I worked in the photo lab business from 1987 right up through the time digital killed film developing (do you hear the Buggles singing in your head?).
Throughout 2003 and 2004, traditional photo labs everywhere were closing rapidly, as more and more
traitors customers switched to digital and attempted to print photos at home.
To remain competitive, photo labs would have needed to invest hundreds of thousands of dollars to upgrade to the new digital photo printing machines. Many lab owners just decided to give up instead.
We struggled to stay in business, but in January of 2005, it was dead, and I was laid off for good.
For almost twenty years, I always had a generous employee discount on all my photo needs, so I was a little out of touch with the actual costs of buying film and having it developed! You can imagine the shock.
Having been in the business and having a clue about photography, though, I would never trust places like Wal*mart or K-mart or CVS with my film.
I remember the technician who serviced our processing machines telling me horror stories about emergency calls to all the ‘Marts and various drug stores on his route: employees destroying customers’ film, screwing up the photo chemicals (not exactly rocket science, either), etc.
During the final few years of that long career in photography, aside from my 35mm equipment (I also did some freelance work, as well as studio portraits), I had a little digital camera for snapshots and sharing online.
So once I left the business, I relied more on my digital camera, and used my “real” camera for special occasions that justified the added costs of better-quality processing.
My digital camera died a few months ago. It makes a rattling noise when I shake it, and this self-professed camera geek can’t fix it. And don’t think I didn’t open it up to look inside. At one time, I was a whiz at trouble-shooting (35mm) cameras. Things have changed, you whippersnappers.
I hadn’t quite realized how handy that little Fuji Finepix was until I went to the Maine Highland Games yesterday. I wanted to take pictures, but didn’t feel like lugging my big 35mm SLR with me… so I borrowed a friend’s embarrassing little point & shoot camera.

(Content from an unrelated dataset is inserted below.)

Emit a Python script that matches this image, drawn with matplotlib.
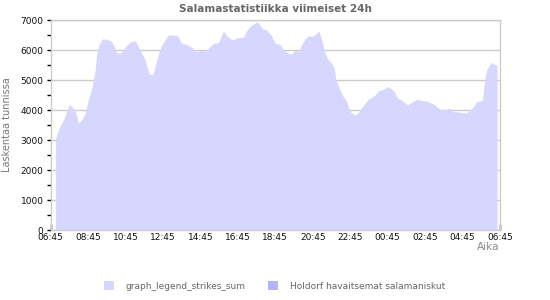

This morning, I swallowed my pride, crossed my fingers, and took the film to Wal*Mart. I didn’t order prints, just a CD of digital images (total cost: $4.27, as opposed to $6.96 for prints + $2.47 for the CD).
Results: At the least, Wal*Mart didn’t destroy my film. The camera was the problem here. With no zoom lens, everything I focused on is but a dot in the distance. I edited and zoomed and cropped like mad in Photoshop, and things still look awful.
(left) Drum Major (right) Throwing the Taber
I’m not (quite) ready to get rid of my 35mm SLR (yay! I could sell it on ebay for a tenth of what I paid for it!), but I seriously need a digital camera. I’m all but done with film.
Ideally, I want a Canon Digital Rebel, so I can use the Canon lenses I already have. And maybe I can pick up a little freelance work here and there, to make the new camera earn its keep. That’s frugal-thinking, right?